** What to work on **
Quote the whole listing exactly. Leave the pictures out of your copy.

.....

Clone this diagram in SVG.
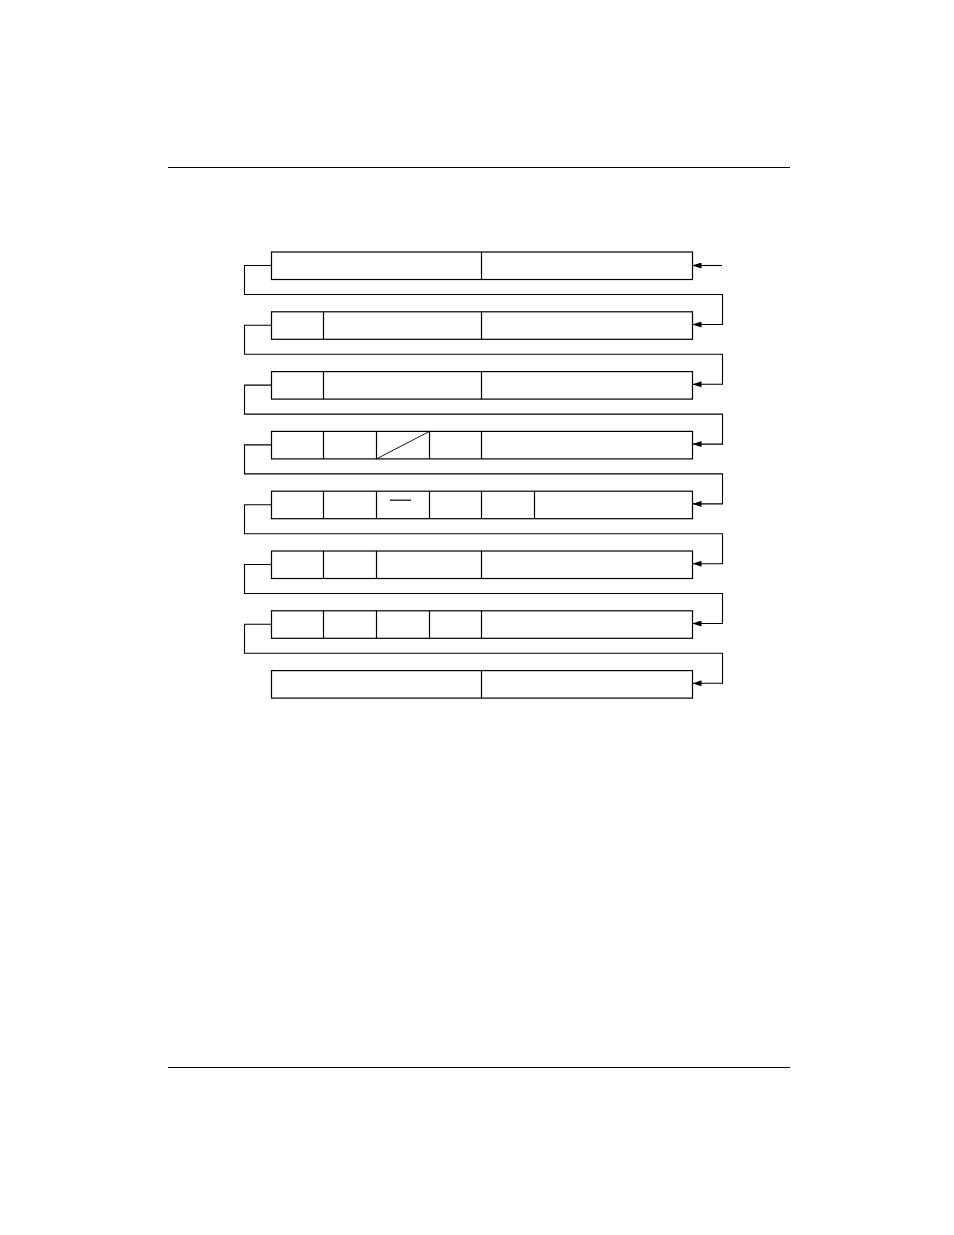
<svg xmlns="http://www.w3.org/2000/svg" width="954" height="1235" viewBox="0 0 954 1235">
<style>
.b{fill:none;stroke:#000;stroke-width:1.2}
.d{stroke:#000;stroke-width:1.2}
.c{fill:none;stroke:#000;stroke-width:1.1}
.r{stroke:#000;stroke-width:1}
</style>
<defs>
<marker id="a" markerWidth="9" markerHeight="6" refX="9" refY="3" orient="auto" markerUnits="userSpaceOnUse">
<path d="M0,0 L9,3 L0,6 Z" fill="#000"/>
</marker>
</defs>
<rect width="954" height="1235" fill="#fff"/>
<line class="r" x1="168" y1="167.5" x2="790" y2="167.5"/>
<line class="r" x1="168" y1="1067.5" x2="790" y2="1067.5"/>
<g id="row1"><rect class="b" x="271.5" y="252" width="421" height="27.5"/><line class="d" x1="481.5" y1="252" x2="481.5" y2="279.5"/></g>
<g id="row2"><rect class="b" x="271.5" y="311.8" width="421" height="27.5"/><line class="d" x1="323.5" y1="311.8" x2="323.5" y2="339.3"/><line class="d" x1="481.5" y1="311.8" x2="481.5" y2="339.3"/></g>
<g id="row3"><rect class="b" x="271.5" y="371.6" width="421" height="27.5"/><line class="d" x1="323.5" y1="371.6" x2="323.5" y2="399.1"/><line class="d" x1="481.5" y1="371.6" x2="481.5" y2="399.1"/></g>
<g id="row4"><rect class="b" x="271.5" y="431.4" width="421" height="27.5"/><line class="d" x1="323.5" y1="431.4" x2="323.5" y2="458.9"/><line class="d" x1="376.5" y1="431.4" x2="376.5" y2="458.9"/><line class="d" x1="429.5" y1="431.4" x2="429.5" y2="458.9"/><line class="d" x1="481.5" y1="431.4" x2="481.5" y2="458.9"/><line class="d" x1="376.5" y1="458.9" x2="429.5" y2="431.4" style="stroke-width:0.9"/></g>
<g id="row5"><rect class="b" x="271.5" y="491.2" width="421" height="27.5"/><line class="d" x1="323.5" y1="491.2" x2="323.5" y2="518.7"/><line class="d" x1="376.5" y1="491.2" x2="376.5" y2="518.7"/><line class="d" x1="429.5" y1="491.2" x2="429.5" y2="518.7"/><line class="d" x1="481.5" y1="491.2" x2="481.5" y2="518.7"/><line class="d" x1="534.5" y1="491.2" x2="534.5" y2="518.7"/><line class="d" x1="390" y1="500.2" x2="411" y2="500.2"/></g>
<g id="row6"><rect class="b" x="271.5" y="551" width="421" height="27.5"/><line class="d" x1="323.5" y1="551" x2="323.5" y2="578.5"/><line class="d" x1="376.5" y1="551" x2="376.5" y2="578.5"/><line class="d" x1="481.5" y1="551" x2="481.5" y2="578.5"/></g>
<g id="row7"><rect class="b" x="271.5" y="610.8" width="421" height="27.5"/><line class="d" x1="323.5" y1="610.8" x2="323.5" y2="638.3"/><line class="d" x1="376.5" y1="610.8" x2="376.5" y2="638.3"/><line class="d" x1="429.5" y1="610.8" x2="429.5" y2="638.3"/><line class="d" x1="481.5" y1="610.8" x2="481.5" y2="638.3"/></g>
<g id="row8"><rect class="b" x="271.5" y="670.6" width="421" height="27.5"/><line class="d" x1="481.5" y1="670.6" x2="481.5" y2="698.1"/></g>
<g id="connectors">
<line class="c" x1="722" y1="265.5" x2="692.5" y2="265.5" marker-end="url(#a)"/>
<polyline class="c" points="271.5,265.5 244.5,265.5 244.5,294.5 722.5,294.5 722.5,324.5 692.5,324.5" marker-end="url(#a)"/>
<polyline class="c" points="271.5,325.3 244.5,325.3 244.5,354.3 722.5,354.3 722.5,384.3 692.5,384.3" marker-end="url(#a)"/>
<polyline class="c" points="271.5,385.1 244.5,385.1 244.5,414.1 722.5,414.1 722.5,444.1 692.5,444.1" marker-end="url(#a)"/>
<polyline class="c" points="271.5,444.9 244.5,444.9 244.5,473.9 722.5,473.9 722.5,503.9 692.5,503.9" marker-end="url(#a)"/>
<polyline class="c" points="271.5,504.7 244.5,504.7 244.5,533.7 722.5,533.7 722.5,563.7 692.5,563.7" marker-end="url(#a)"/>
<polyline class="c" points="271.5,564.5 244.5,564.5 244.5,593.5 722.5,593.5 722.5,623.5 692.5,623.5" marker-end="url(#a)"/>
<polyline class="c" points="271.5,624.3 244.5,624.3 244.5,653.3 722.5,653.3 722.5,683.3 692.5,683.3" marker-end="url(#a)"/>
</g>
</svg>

.....

** Result of this task **
Clone this diagram in SVG.
<svg xmlns="http://www.w3.org/2000/svg" width="954" height="1235" viewBox="0 0 954 1235">
<style>
.b{fill:none;stroke:#000;stroke-width:1.2}
.d{stroke:#000;stroke-width:1.2}
.c{fill:none;stroke:#000;stroke-width:1.1}
.r{stroke:#000;stroke-width:1}
</style>
<defs>
<marker id="a" markerWidth="9" markerHeight="6" refX="9" refY="3" orient="auto" markerUnits="userSpaceOnUse">
<path d="M0,0 L9,3 L0,6 Z" fill="#000"/>
</marker>
</defs>
<rect width="954" height="1235" fill="#fff"/>
<line class="r" x1="168" y1="167.5" x2="790" y2="167.5"/>
<line class="r" x1="168" y1="1067.5" x2="790" y2="1067.5"/>
<g id="row1"><rect class="b" x="271.5" y="252" width="421" height="27.5"/><line class="d" x1="481.5" y1="252" x2="481.5" y2="279.5"/></g>
<g id="row2"><rect class="b" x="271.5" y="311.8" width="421" height="27.5"/><line class="d" x1="323.5" y1="311.8" x2="323.5" y2="339.3"/><line class="d" x1="481.5" y1="311.8" x2="481.5" y2="339.3"/></g>
<g id="row3"><rect class="b" x="271.5" y="371.6" width="421" height="27.5"/><line class="d" x1="323.5" y1="371.6" x2="323.5" y2="399.1"/><line class="d" x1="481.5" y1="371.6" x2="481.5" y2="399.1"/></g>
<g id="row4"><rect class="b" x="271.5" y="431.4" width="421" height="27.5"/><line class="d" x1="323.5" y1="431.4" x2="323.5" y2="458.9"/><line class="d" x1="376.5" y1="431.4" x2="376.5" y2="458.9"/><line class="d" x1="429.5" y1="431.4" x2="429.5" y2="458.9"/><line class="d" x1="481.5" y1="431.4" x2="481.5" y2="458.9"/><line class="d" x1="376.5" y1="458.9" x2="429.5" y2="431.4" style="stroke-width:0.9"/></g>
<g id="row5"><rect class="b" x="271.5" y="491.2" width="421" height="27.5"/><line class="d" x1="323.5" y1="491.2" x2="323.5" y2="518.7"/><line class="d" x1="376.5" y1="491.2" x2="376.5" y2="518.7"/><line class="d" x1="429.5" y1="491.2" x2="429.5" y2="518.7"/><line class="d" x1="481.5" y1="491.2" x2="481.5" y2="518.7"/><line class="d" x1="534.5" y1="491.2" x2="534.5" y2="518.7"/><line class="d" x1="390" y1="500.2" x2="411" y2="500.2"/></g>
<g id="row6"><rect class="b" x="271.5" y="551" width="421" height="27.5"/><line class="d" x1="323.5" y1="551" x2="323.5" y2="578.5"/><line class="d" x1="376.5" y1="551" x2="376.5" y2="578.5"/><line class="d" x1="481.5" y1="551" x2="481.5" y2="578.5"/></g>
<g id="row7"><rect class="b" x="271.5" y="610.8" width="421" height="27.5"/><line class="d" x1="323.5" y1="610.8" x2="323.5" y2="638.3"/><line class="d" x1="376.5" y1="610.8" x2="376.5" y2="638.3"/><line class="d" x1="429.5" y1="610.8" x2="429.5" y2="638.3"/><line class="d" x1="481.5" y1="610.8" x2="481.5" y2="638.3"/></g>
<g id="row8"><rect class="b" x="271.5" y="670.6" width="421" height="27.5"/><line class="d" x1="481.5" y1="670.6" x2="481.5" y2="698.1"/></g>
<g id="connectors">
<line class="c" x1="722" y1="265.5" x2="692.5" y2="265.5" marker-end="url(#a)"/>
<polyline class="c" points="271.5,265.5 244.5,265.5 244.5,294.5 722.5,294.5 722.5,324.5 692.5,324.5" marker-end="url(#a)"/>
<polyline class="c" points="271.5,325.3 244.5,325.3 244.5,354.3 722.5,354.3 722.5,384.3 692.5,384.3" marker-end="url(#a)"/>
<polyline class="c" points="271.5,385.1 244.5,385.1 244.5,414.1 722.5,414.1 722.5,444.1 692.5,444.1" marker-end="url(#a)"/>
<polyline class="c" points="271.5,444.9 244.5,444.9 244.5,473.9 722.5,473.9 722.5,503.9 692.5,503.9" marker-end="url(#a)"/>
<polyline class="c" points="271.5,504.7 244.5,504.7 244.5,533.7 722.5,533.7 722.5,563.7 692.5,563.7" marker-end="url(#a)"/>
<polyline class="c" points="271.5,564.5 244.5,564.5 244.5,593.5 722.5,593.5 722.5,623.5 692.5,623.5" marker-end="url(#a)"/>
<polyline class="c" points="271.5,624.3 244.5,624.3 244.5,653.3 722.5,653.3 722.5,683.3 692.5,683.3" marker-end="url(#a)"/>
</g>
</svg>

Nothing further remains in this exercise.